Over at New City, Tony Fitzpatrick tells us how he survived a heart attack. The good news, of course, is that he did, and it seems to have been due to an aware spouse, responsive ambulance, and nearby hospital with skilled and dedicated staff. Except for the first, those are advantages of living in a more-or-less functional and prosperous city, with pretty decent emergency services, all of which is reflected in the cost of land.
But somehow, because before “ObamaCare” Tony’s pre-existing condition prevented him from getting insurance for medical expenses, he credits O’Care with his survival. As if, five years ago, there were no ambulances, no hospitals, or no medical staff. In 2010 an ambulance still would have come, he still would have been taken to the closest available hospital, and the staff still would have done their best for him. The only difference is that, afterwards, he would have gotten a big bill, even bigger than the bill he probably did (or will) get. He might have paid the bill, or worked out some payment plan, or had to sign up for some kind of public assistance. And very possibly the hospital would have written off part of the bill. (Either way, before or after O’Care, the hospital would have a considerable staff who spent their time negotiating payments, filling out forms, etc.)
It wasn’t Obamacare, Tony. It was living in a city with helpful people and pretty good medical services. Either way, we’re all paying for it.

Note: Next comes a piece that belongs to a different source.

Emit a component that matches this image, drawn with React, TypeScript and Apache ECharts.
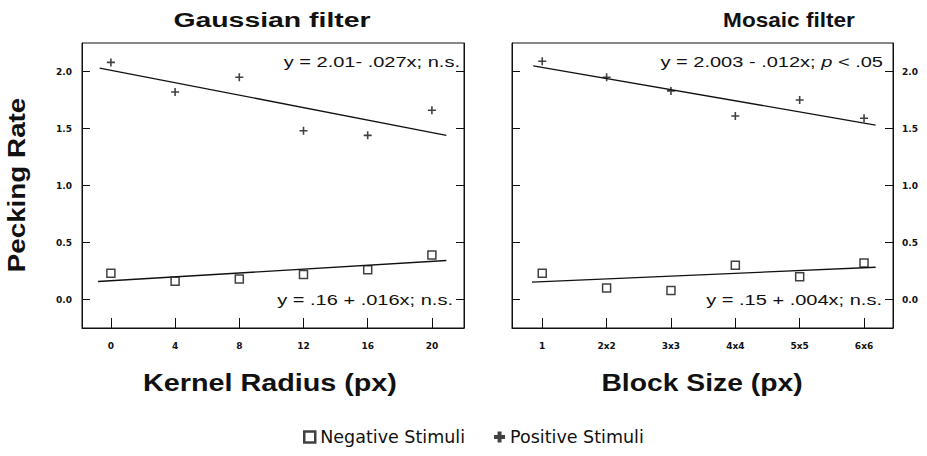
import React, { useEffect, useRef } from "react";
import * as echarts from "echarts";

// ---- data ----
const kernelRadius = [0, 4, 8, 12, 16, 20];
const blockPos = [1, 2, 3, 4, 5, 6];
const blockLabels = ["1", "2x2", "3x3", "4x4", "5x5", "6x6"];
const yTicks = [0, 0.5, 1.0, 1.5, 2.0];

const gaussPositive = [2.08, 1.82, 1.95, 1.48, 1.44, 1.66];
const gaussNegative = [0.23, 0.16, 0.18, 0.22, 0.26, 0.39];
const mosaicPositive = [2.09, 1.95, 1.83, 1.61, 1.75, 1.59];
const mosaicNegative = [0.23, 0.1, 0.08, 0.3, 0.2, 0.32];

const gaussPosFit = [[-0.7, 2.03], [20.9, 1.44]];
const gaussNegFit = [[-0.8, 0.158], [20.9, 0.342]];
const mosaicPosFit = [[0.86, 2.05], [6.18, 1.53]];
const mosaicNegFit = [[0.84, 0.152], [6.18, 0.283]];

const titles = ["Gaussian filter", "Mosaic filter"];
const xNames = ["Kernel Radius (px)", "Block Size (px)"];
const yName = "Pecking Rate";
const equations = [
  "y = 2.01- .027x; n.s.",
  "y = 2.003 - .012x; {i|p} < .05",
  "y = .16 + .016x; n.s.",
  "y = .15 + .004x; n.s.",
];
const legendNames = ["Negative Stimuli", "Positive Stimuli"];

const PLUS = "path://M4,0H6V4H10V6H6V10H4V6H0V4H4Z";
const PLUS_BOLD = "path://M3.2,0H6.8V3.2H10V6.8H6.8V10H3.2V6.8H0V3.2H3.2Z";
const INK = "#111";
const SANS = "'Liberation Sans', Arial, sans-serif";
const TICKFONT = "'DejaVu Sans', sans-serif";

function zip(xs: number[], ys: number[]) {
  return xs.map((x, i) => [x, ys[i]]);
}

export default function App() {
  const ref = useRef<HTMLDivElement>(null);
  useEffect(() => {
    document.body.style.margin = "0";
    if (!ref.current) return;
    const chart = echarts.init(ref.current, null, { renderer: "svg" });

    const tickLabel = {
      fontSize: 9,
      fontWeight: "bold" as const,
      fontFamily: TICKFONT,
      color: INK,
    };
    const mkY = (grid: number, pos: string, labels: boolean) => ({
      type: "value",
      gridIndex: grid,
      position: pos,
      min: -0.25,
      max: 2.25,
      splitLine: { show: false },
      axisLine: { show: true, onZero: false, lineStyle: { color: INK, width: 1 } },
      axisTick: {
        show: true,
        inside: true,
        length: 8,
        customValues: yTicks,
        lineStyle: { color: INK, width: 1 },
      },
      axisLabel: {
        show: labels,
        customValues: yTicks,
        margin: pos === "left" ? 10 : 9,
        formatter: (v: number) => v.toFixed(1),
        ...tickLabel,
      },
    });

    const eqText = (text: string, x: number, y: number) => ({
      type: "text",
      x,
      y,
      scaleX: 1.43,
      style: {
        text,
        fontSize: 14,
        fontFamily: SANS,
        fill: INK,
        align: "right",
        verticalAlign: "middle",
        textAlign: "right",
        textVerticalAlign: "middle",
        rich: {
          i: { fontSize: 14, fontFamily: SANS, fontStyle: "italic", fill: INK },
        },
      },
    });
    const boldText = (
      text: string,
      x: number,
      y: number,
      size: number,
      sx: number,
      rot = 0
    ) => ({
      type: "text",
      x,
      y,
      scaleX: sx,
      rotation: rot,
      style: {
        text,
        fontSize: size,
        fontWeight: "bold",
        fontFamily: SANS,
        fill: INK,
        align: "center",
        verticalAlign: "middle",
        textAlign: "center",
        textVerticalAlign: "middle",
      },
    });

    const sqStyle = { color: "#fff", borderColor: INK, borderWidth: 1.5 };
    const plusStyle = { color: INK };
    const fitStyle = { color: INK, width: 1.3 };

    chart.setOption({
      animation: false,
      backgroundColor: "#fff",
      grid: [
        { left: 82, top: 43, width: 382, height: 285, show: true, borderColor: INK, borderWidth: 1, backgroundColor: "transparent" },
        { left: 512, top: 43, width: 381, height: 285, show: true, borderColor: INK, borderWidth: 1, backgroundColor: "transparent" },
      ],
      xAxis: [
        {
          type: "value",
          gridIndex: 0,
          min: -1.8,
          max: 22,
          splitLine: { show: false },
          axisLine: { show: true, onZero: false, lineStyle: { color: INK } },
          axisTick: { show: true, inside: true, length: 10, customValues: kernelRadius, lineStyle: { color: INK } },
          axisLabel: { customValues: kernelRadius, margin: 13, ...tickLabel },
        },
        {
          type: "value",
          gridIndex: 1,
          min: 0.53,
          max: 6.45,
          splitLine: { show: false },
          axisLine: { show: true, onZero: false, lineStyle: { color: INK } },
          axisTick: { show: true, inside: true, length: 10, customValues: blockPos, lineStyle: { color: INK } },
          axisLabel: {
            customValues: blockPos,
            margin: 13,
            formatter: (v: number) => blockLabels[Math.round(v) - 1] ?? "",
            ...tickLabel,
          },
        },
      ],
      yAxis: [mkY(0, "left", true), mkY(0, "right", false), mkY(1, "left", false), mkY(1, "right", true)],
      legend: {
        left: 298,
        top: 423,
        itemWidth: 11,
        itemHeight: 11,
        itemGap: 29,
        selectedMode: false,
        textStyle: { fontSize: 17.5, fontFamily: TICKFONT, color: INK },
        data: [
          { name: legendNames[0], icon: "rect", itemStyle: { color: "#fff", borderColor: INK, borderWidth: 2.5 } },
          { name: legendNames[1], icon: PLUS_BOLD, itemStyle: { color: INK, borderWidth: 0 } },
        ],
      },
      series: [
        { name: legendNames[0], type: "scatter", xAxisIndex: 0, yAxisIndex: 0, symbol: "rect", symbolSize: 8, itemStyle: sqStyle, data: zip(kernelRadius, gaussNegative) },
        { name: legendNames[1], type: "scatter", xAxisIndex: 0, yAxisIndex: 0, symbol: PLUS, symbolSize: 8, itemStyle: plusStyle, data: zip(kernelRadius, gaussPositive) },
        { name: legendNames[0], type: "scatter", xAxisIndex: 1, yAxisIndex: 2, symbol: "rect", symbolSize: 8, itemStyle: sqStyle, data: zip(blockPos, mosaicNegative) },
        { name: legendNames[1], type: "scatter", xAxisIndex: 1, yAxisIndex: 2, symbol: PLUS, symbolSize: 8, itemStyle: plusStyle, data: zip(blockPos, mosaicPositive) },
        { type: "line", xAxisIndex: 0, yAxisIndex: 0, symbol: "none", lineStyle: fitStyle, data: gaussPosFit, z: 1 },
        { type: "line", xAxisIndex: 0, yAxisIndex: 0, symbol: "none", lineStyle: fitStyle, data: gaussNegFit, z: 1 },
        { type: "line", xAxisIndex: 1, yAxisIndex: 2, symbol: "none", lineStyle: fitStyle, data: mosaicPosFit, z: 1 },
        { type: "line", xAxisIndex: 1, yAxisIndex: 2, symbol: "none", lineStyle: fitStyle, data: mosaicNegFit, z: 1 },
      ],
      graphic: [
        boldText(titles[0], 272, 20, 20, 1.42),
        boldText(titles[1], 789, 20, 20, 1.13),
        boldText(xNames[0], 270, 383, 23, 1.25),
        boldText(xNames[1], 702, 383, 23, 1.23),
        boldText(yName, 17, 185, 23, 1.21, Math.PI / 2),
        eqText(equations[0], 460, 62),
        eqText(equations[1], 883, 62),
        eqText(equations[2], 453, 300),
        eqText(equations[3], 882, 300),
      ],
    });
    return () => chart.dispose();
  }, []);
  return <div ref={ref} style={{ width: 927, height: 456 }} />;
}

And, yeah, somebody ought to make this comment on Tony’s article, but I can’t seem to get thru New City’s spam protection. Maybe someone else can.
We already knew that computers, equipped with proper algorithms, could write stories pretty much indistinguishable from the work of professional journalists working under deadline pressure. And had I been paying attention, I’d know that the company behind this, a “spinout” from Northwestern University, is also moving into other “turn data into a story” tasks, which from the examples here seem to mainly focus on financial reporting, tho it also appears that buyers of used cars can be exposed to “automated and individualized vehicle stories” (pdf) about their cars, which presumably helps sales. And it’s no secret that In Q Tel, an affiliate of your Central Intelligence Agency, is one of several investors behind the company.
So, it’s technology, it’s government, it’s marketing– why am I surprised that it’s protected by a bunch of patents on different variations on “automatic generation of a story?” Here I am, using a computer with many automatic functions to generate a sort of story about this company, and I really haven’t time to read and try to understand all their patents. I guess I better stop before I get in more trouble.